Most neck and shoulder pain in string players comes from one thing: clutching the instrument with the chin instead of allowing the skin of the neck to direct around until the instrument is held — not gripped. Tendinitis, arm tension, and the weight of the bow working against the arm all follow from the same root. So does the pain in the arm from fighting the weight of the instrument rather than using it.
PIANO
The hand was never meant to curl.
The organized hand extends from the back — it does not curl the fingers inward. The forearms control gross movement; the wrists follow. And the bench: Glenn Gould understood something most pianists never dare to try. He sat low — lower than tradition allows — and it changed everything about his relationship to the keyboard. Very few pianists have had the courage to take that into performance. Those who have, discovered why.
FLUTE
The forearms move the instrument. The head rotates to meet it.
The forearms move the flute away from the body — then as the instrument returns toward the lips the head rotates in sync, making the contact necessary to form the embouchure naturally. The head should not reach toward the instrument. The elbows adjust so the contact arrives on its own terms. And the embouchure itself: many players return to the same point every time. When practicing, alternate the embouchure between the sides of the mouth rather than always returning to the same fixed point. This simple variation keeps the lips responsive and adaptable — preventing the fixation that leads to inconsistency, tension, and strain. A fixed embouchure stops being a choice and becomes a habit. Rotating that contact point keeps it a skill. And one more thing many players never connect: twisting the spine to hold the flute compresses the lungs. Less air. The rotation should come from the neck. The organization of the whole body is always in the service of — or working against — the sound.

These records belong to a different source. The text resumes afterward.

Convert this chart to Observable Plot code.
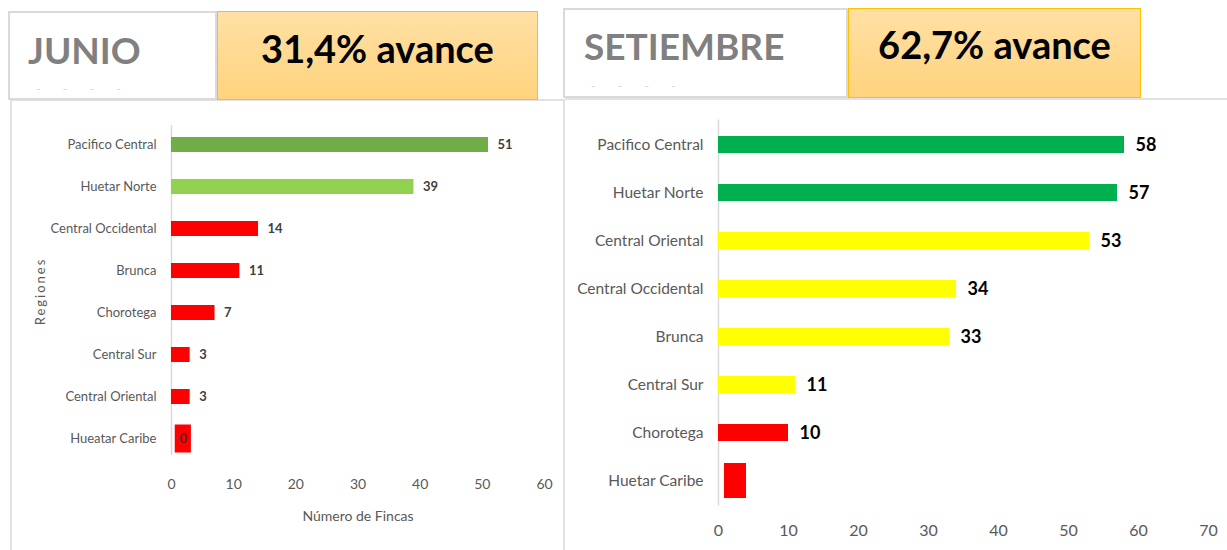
<!DOCTYPE html>
<html>
<head>
<meta charset="utf-8">
<script src="https://cdn.jsdelivr.net/npm/d3@7"></script>
<script src="https://cdn.jsdelivr.net/npm/@observablehq/plot@0.6"></script>
<style>
  body { margin: 0; background: #fff; width: 1227px; height: 550px; overflow: hidden; position: relative;
         font-family: Lato, "Liberation Sans", sans-serif; }
  .abs { position: absolute; box-sizing: border-box; }
  .whitebox { background: #fff; border: 2px solid #dadada; }
  .orangebox { border: 1px solid #FFC000; background: linear-gradient(#FFE0A4, #FFD37E); }
  .month { color: #808080; font-weight: bold; font-size: 37px; line-height: 38px; white-space: nowrap; }
  .avance { color: #000; font-weight: bold; font-size: 38px; line-height: 38px; white-space: nowrap; text-align: center; }
  .dots { color: #d4d4d4; font-size: 12px; letter-spacing: 2px; white-space: pre; }
  .panel { border-top: 2px solid #e2e2e2; }
</style>
</head>
<body>
<script>
// ---------- DATA ----------
const junioTitle = "JUNIO";
const junioAvance = "31,4% avance";
const junioRegions = ["Pacifico Central", "Huetar Norte", "Central Occidental", "Brunca", "Chorotega", "Central Sur", "Central Oriental", "Hueatar Caribe"];
const junioValues = [51, 39, 14, 11, 7, 3, 3, 0];
const junioTicks = [0, 10, 20, 30, 40, 50, 60];
const junioCaribeStub = [0.6, 3.2];   // extent of the drawn stub for the zero bar (data units)

const setTitle = "SETIEMBRE";
const setAvance = "62,7% avance";
const setRegions = ["Pacifico Central", "Huetar Norte", "Central Oriental", "Central Occidental", "Brunca", "Central Sur", "Chorotega", "Huetar Caribe"];
const setValues = [58, 57, 53, 34, 33, 11, 10, null];
const setTicks = [0, 10, 20, 30, 40, 50, 60, 70];
const setCaribeStub = [0.85, 4.0];

// ---------- STYLES ----------
const FONT = 'Lato, "Liberation Sans", sans-serif';
const junioPalette = ["#70AD47", "#92D050", "#FF0000", "#FF0000", "#FF0000", "#FF0000", "#FF0000", "#FF0000"];
const setPalette = ["#00B050", "#00B050", "#FFFF00", "#FFFF00", "#FFFF00", "#FFFF00", "#FF0000", "#FF0000"];

function el(cls, css, text) {
  const d = document.createElement("div");
  d.className = "abs " + cls;
  Object.assign(d.style, css);
  if (text != null) d.textContent = text;
  document.body.appendChild(d);
  return d;
}

// panels (chart frames)
el("panel", {left: "10px", top: "99px", width: "555px", height: "460px", borderLeft: "2px solid #e2e2e2", borderRight: "2px solid #e2e2e2"});
el("panel", {left: "565px", top: "98px", width: "662px", height: "460px"});

// header boxes
el("whitebox", {left: "8px", top: "11px", width: "209px", height: "89px"});
el("orangebox", {left: "217px", top: "11px", width: "321px", height: "89px"});
el("month", {left: "28px", top: "31px"}, junioTitle);
el("avance", {left: "217px", top: "29px", width: "321px"}, junioAvance);
el("dots", {left: "36px", top: "81px"}, "-    -    -    -");

el("whitebox", {left: "563px", top: "8px", width: "285px", height: "90px"});
el("orangebox", {left: "848px", top: "8px", width: "293px", height: "90px"});
el("month", {left: "584px", top: "27px"}, setTitle);
el("avance", {left: "848px", top: "25px", width: "293px"}, setAvance);
el("dots", {left: "591px", top: "78px"}, "-    -    -    -");

// ---------- LEFT CHART ----------
const junio = junioRegions.map((r, i) => ({region: r, value: junioValues[i], color: junioPalette[i]}));
const junioMain = junio.filter(d => d.region !== "Hueatar Caribe");
const junioCar = junio.filter(d => d.region === "Hueatar Caribe").map(d => ({...d, x1: junioCaribeStub[0], x2: junioCaribeStub[1]}));

const left = Plot.plot({
  width: 555, height: 450,
  marginLeft: 161, marginRight: 21, marginTop: 8, marginBottom: 76,
  style: {fontFamily: FONT, fontSize: "13px", color: "#595959", background: "transparent", overflow: "visible"},
  x: {domain: [0, 60]},
  y: {domain: junioRegions, padding: 0.645},
  marks: [
    Plot.ruleX([0], {stroke: "#d9d9d9", strokeWidth: 1.5, insetTop: 17, insetBottom: 19}),
    Plot.barX(junioMain, {x: "value", y: "region", fill: "color"}),
    Plot.barX(junioCar, {x1: "x1", x2: "x2", y: "region", fill: "color", insetTop: -6.5, insetBottom: -6.5}),
    Plot.text(junioMain, {x: "value", y: "region", text: d => String(d.value), dx: 9, textAnchor: "start",
      fontWeight: "bold", fill: "#404040", fontSize: 13}),
    Plot.text(junioCar, {x: d => (d.x1 + d.x2) / 2, y: "region", text: d => String(d.value),
      fontWeight: "bold", fill: "#5a2424", fontSize: 13}),
    Plot.axisX({ticks: junioTicks, tickSize: 0, tickPadding: 5, fontSize: 14, fill: "#595959",
      label: "Número de Fincas", labelAnchor: "center", labelArrow: "none", labelOffset: 46}),
    Plot.axisY({tickSize: 0, tickPadding: 15, fontSize: 13, fill: "#595959",
      label: "Regiones", labelAnchor: "center", labelArrow: "none", labelOffset: 136})
  ]
});
left.style.position = "absolute";
left.style.left = "10px";
left.style.top = "100px";
document.body.appendChild(left);

// ---------- RIGHT CHART ----------
const setd = setRegions.map((r, i) => ({region: r, value: setValues[i], color: setPalette[i]}));
const setMain = setd.filter(d => d.value != null);
const setCar = setd.filter(d => d.region === "Huetar Caribe").map(d => ({...d, x1: setCaribeStub[0], x2: setCaribeStub[1]}));

const right = Plot.plot({
  width: 662, height: 450,
  marginLeft: 153, marginRight: 19, marginTop: 5.5, marginBottom: 29.5,
  style: {fontFamily: FONT, fontSize: "16px", color: "#595959", background: "transparent", overflow: "visible"},
  x: {domain: [0, 70]},
  y: {domain: setRegions, padding: 0.645},
  marks: [
    Plot.ruleX([0], {stroke: "#d9d9d9", strokeWidth: 1.5, insetTop: 14, insetBottom: 15}),
    Plot.barX(setMain, {x: "value", y: "region", fill: "color"}),
    Plot.barX(setCar, {x1: "x1", x2: "x2", y: "region", fill: "color", insetTop: -9, insetBottom: -9}),
    Plot.text(setMain, {x: "value", y: "region", text: d => String(d.value), dx: 11, textAnchor: "start",
      fontWeight: "bold", fill: "#000", fontSize: 18}),
    Plot.axisX({ticks: setTicks, tickSize: 0, tickPadding: 4, fontSize: 16, fill: "#595959", label: null}),
    Plot.axisY({tickSize: 0, tickPadding: 15, fontSize: 15.5, fill: "#595959", label: null})
  ]
});
right.style.position = "absolute";
right.style.left = "565px";
right.style.top = "100px";
document.body.appendChild(right);

// letter-spacing for the rotated axis title
left.querySelectorAll("text").forEach(t => {
  if (t.textContent === "Regiones") {
    t.style.letterSpacing = "2px";
    t.style.fontSize = "13px";
  }
});
</script>
</body>
</html>
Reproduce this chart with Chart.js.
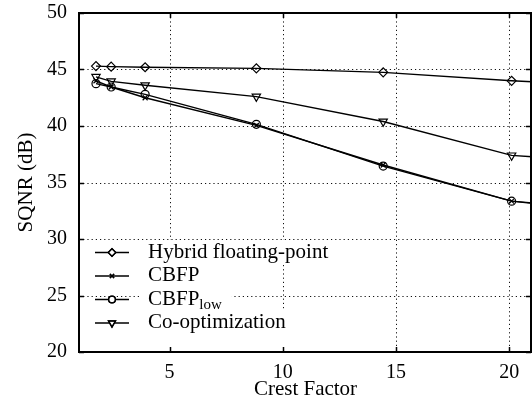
<!DOCTYPE html>
<html>
<head>
<meta charset="utf-8">
<script src="https://cdn.jsdelivr.net/npm/chart.js@4/dist/chart.umd.min.js"></script>
<style>
html,body{margin:0;padding:0;background:#fff;}
#wrap{width:532px;height:402px;}
</style>
</head>
<body>
<div id="wrap"><canvas id="c" width="532" height="402"></canvas></div>
<script>
// ---- data ----
const crestFactor = [1.75, 2.42, 3.92, 8.83, 14.43, 20.1, 21.0];
const hybridFP   = [45.3, 45.25, 45.2, 45.1, 44.75, 44.0, 43.92];
const cbfp       = [44.0, 43.45, 42.5, 40.05, 36.55, 33.35, 33.15];
const cbfpLow    = [43.75, 43.45, 42.8, 40.15, 36.45, 33.35, 33.2];
const coOpt      = [44.35, 43.95, 43.6, 42.6, 40.4, 37.4, 37.28];
const seriesLabels = ['Hybrid floating-point', 'CBFP', 'CBFP_low', 'Co-optimization'];
const xTickValues = [5, 10, 15, 20];
const yTickValues = [20, 25, 30, 35, 40, 45, 50];
const markerCount = 6; // last value is the continuation to the plot edge

const FONT = '"Liberation Serif", "Times New Roman", serif';

function pts(ys){ return ys.map((y,i)=>({x:crestFactor[i], y:y})); }
const radiusFn = r => (ctx => ctx.dataIndex < markerCount ? r : 0);

const styles = [
  {pointStyle:'rectRot', radius:4.5, rotation:0},
  {pointStyle:'crossRot', radius:3.5, rotation:0},
  {pointStyle:'circle', radius:4, rotation:0},
  {pointStyle:'triangle', radius:4.8, rotation:180},
];
const seriesData = [hybridFP, cbfp, cbfpLow, coOpt];

const datasets = seriesData.map((d,i)=>({
  label: seriesLabels[i],
  data: pts(d),
  borderColor:'#000',
  backgroundColor:'#fff',
  borderWidth:1.4,
  pointStyle: styles[i].pointStyle,
  pointRotation: styles[i].rotation,
  pointRadius: radiusFn(styles[i].radius),
  pointBorderColor:'#000',
  pointBackgroundColor:'rgba(255,255,255,0)',
  pointBorderWidth:1.2,
  tension:0,
  fill:false
}));

const framePlugin = {
  id:'frame',
  beforeDatasetsDraw(chart){
    const {ctx, chartArea:a, scales:{x, y}} = chart;
    ctx.save();
    ctx.strokeStyle = '#111';
    ctx.lineWidth = 1;
    ctx.setLineDash([1.2, 3]);
    xTickValues.forEach(v=>{
      const px = Math.round(x.getPixelForValue(v))+0.5;
      ctx.beginPath(); ctx.moveTo(px, a.top); ctx.lineTo(px, a.bottom); ctx.stroke();
    });
    yTickValues.forEach(v=>{
      if (v===y.min || v===y.max) return;
      const py = Math.round(y.getPixelForValue(v))+0.5;
      ctx.beginPath(); ctx.moveTo(a.left, py); ctx.lineTo(a.right, py); ctx.stroke();
    });
    ctx.restore();
  },
  afterDatasetsDraw(chart){
    const {ctx, chartArea:a, scales:{x, y}} = chart;
    ctx.save();
    // legend
    const rowH = 23.5;
    const firstY = a.bottom - 100;
    const lineX0 = a.left + 16, lineX1 = a.left + 50, textX = a.left + 69;
    ctx.textBaseline = 'middle';
    chart.data.datasets.forEach((ds,i)=>{
      const yy = firstY + i*rowH;
      const parts = ds.label.split('_');
      ctx.font = '21px ' + FONT;
      let w = ctx.measureText(parts[0]).width;
      if (parts[1]) { ctx.font = '15px ' + FONT; w += ctx.measureText(parts[1]).width; }
      ctx.fillStyle = '#fff';
      const bottomExtra = (i === chart.data.datasets.length-1) ? 12 : 0;
      ctx.fillRect(textX-6, yy-12, w+16, 24+bottomExtra);
      ctx.strokeStyle = '#000'; ctx.lineWidth = 1.4; ctx.setLineDash([]);
      ctx.beginPath(); ctx.moveTo(lineX0, yy+0.5); ctx.lineTo(lineX1, yy+0.5); ctx.stroke();
      const st = styles[i];
      ctx.fillStyle = '#fff';
      Chart.helpers.drawPoint(ctx, {pointStyle:st.pointStyle, rotation:st.rotation, radius:st.radius*0.85, borderWidth:1.2}, (lineX0+lineX1)/2, yy+0.5);
      ctx.lineWidth = 1.2;
      ctx.strokeStyle = '#000';
      ctx.stroke();
      ctx.fillStyle = '#000';
      ctx.font = '21px ' + FONT;
      ctx.textAlign = 'left';
      ctx.fillText(parts[0], textX, yy);
      if (parts[1]) {
        const w0 = ctx.measureText(parts[0]).width;
        ctx.font = '15px ' + FONT;
        ctx.fillText(parts[1], textX + w0, yy + 6);
      }
    });
    // frame
    ctx.strokeStyle = '#000';
    ctx.lineWidth = 2;
    ctx.setLineDash([]);
    ctx.strokeRect(a.left, a.top, a.right - a.left - 1, a.bottom - a.top);
    ctx.lineWidth = 1.5;
    const tl = 5;
    xTickValues.forEach(v=>{
      const px = Math.round(x.getPixelForValue(v))+0.5;
      ctx.beginPath();
      ctx.moveTo(px, a.bottom); ctx.lineTo(px, a.bottom - tl);
      ctx.moveTo(px, a.top); ctx.lineTo(px, a.top + tl);
      ctx.stroke();
    });
    yTickValues.forEach(v=>{
      const py = Math.round(y.getPixelForValue(v))+0.5;
      ctx.beginPath();
      ctx.moveTo(a.left, py); ctx.lineTo(a.left + tl, py);
      ctx.moveTo(a.right-1, py); ctx.lineTo(a.right - 1 - tl, py);
      ctx.stroke();
    });
    ctx.restore();
  }
};

new Chart(document.getElementById('c'), {
  type:'line',
  data:{datasets},
  plugins:[framePlugin],
  options:{
    responsive:false,
    animation:false,
    devicePixelRatio:1,
    layout:{autoPadding:false, padding:{top:13, right:0, left:0, bottom:0}},
    plugins:{legend:{display:false}, tooltip:{enabled:false}},
    scales:{
      x:{
        type:'linear', min:1, max:21,
        afterBuildTicks: s => { s.ticks = xTickValues.map(v=>({value:v})); },
        afterFit: s => { s.height = 50; s.paddingLeft = 0; s.paddingRight = 0; s.paddingTop = 0; s.paddingBottom = 0; },
        grid:{display:false, drawTicks:false},
        border:{display:false},
        ticks:{color:'#000', font:{family:FONT, size:20}, padding:9, maxRotation:0, autoSkip:false},
        title:{display:true, text:'Crest Factor', color:'#000', font:{family:FONT, size:21}, padding:{top:1, bottom:0}}
      },
      y:{
        type:'linear', min:20, max:50,
        afterBuildTicks: s => { s.ticks = yTickValues.map(v=>({value:v})); },
        afterFit: s => { s.width = 79; s.paddingLeft = 0; s.paddingRight = 0; s.paddingTop = 0; s.paddingBottom = 0; },
        grid:{display:false, drawTicks:false},
        border:{display:false},
        ticks:{color:'#000', font:{family:FONT, size:20}, padding:12},
        title:{display:true, text:'SQNR (dB)', color:'#000', font:{family:FONT, size:21}, padding:{top:14, bottom:0}}
      }
    }
  }
});
</script>
</body>
</html>
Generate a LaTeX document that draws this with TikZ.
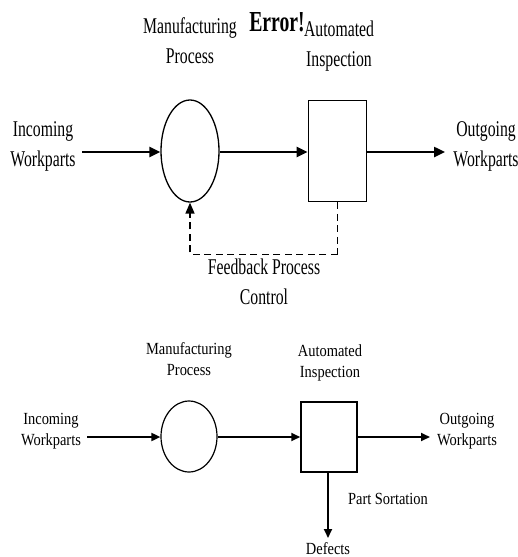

Breath is one of the most misunderstood elements in performance — with most teaching focused on the forward movement of the stomach rather than what is actually happening in the whole body.
When you breathe into the stomach, the ribs barely move. It is the outward movement of the ribs that expands the lungs and delivers the air you need.
Two observations worth testing. Place your hands between the navel and groin and do not allow the stomach to move forward. The ribs move outward, the lungs expand, the air arrives — without effort. Or sit upright, hands covering the stomach, and breathe into the stomach. Then gently lean back while maintaining that upright posture. Notice how the stomach tension builds and the breath shifts naturally into the ribs.
One recorder player gained 18 seconds of additional air from this alone. She learned this from me and joined my teacher training course.
When the upper body collapses down onto the lungs, the stomach is pushed forward — not from correct breathing, but from structural failure above. Restore the spine's natural expansion and the breath organizes itself.
The head does not need to tilt back to open the mouth wide enough to sing. When the spine is genuinely expanding, the jaw is free to release downward — and that downward release creates the opening. The tilt is unnecessary. The expansion does the work.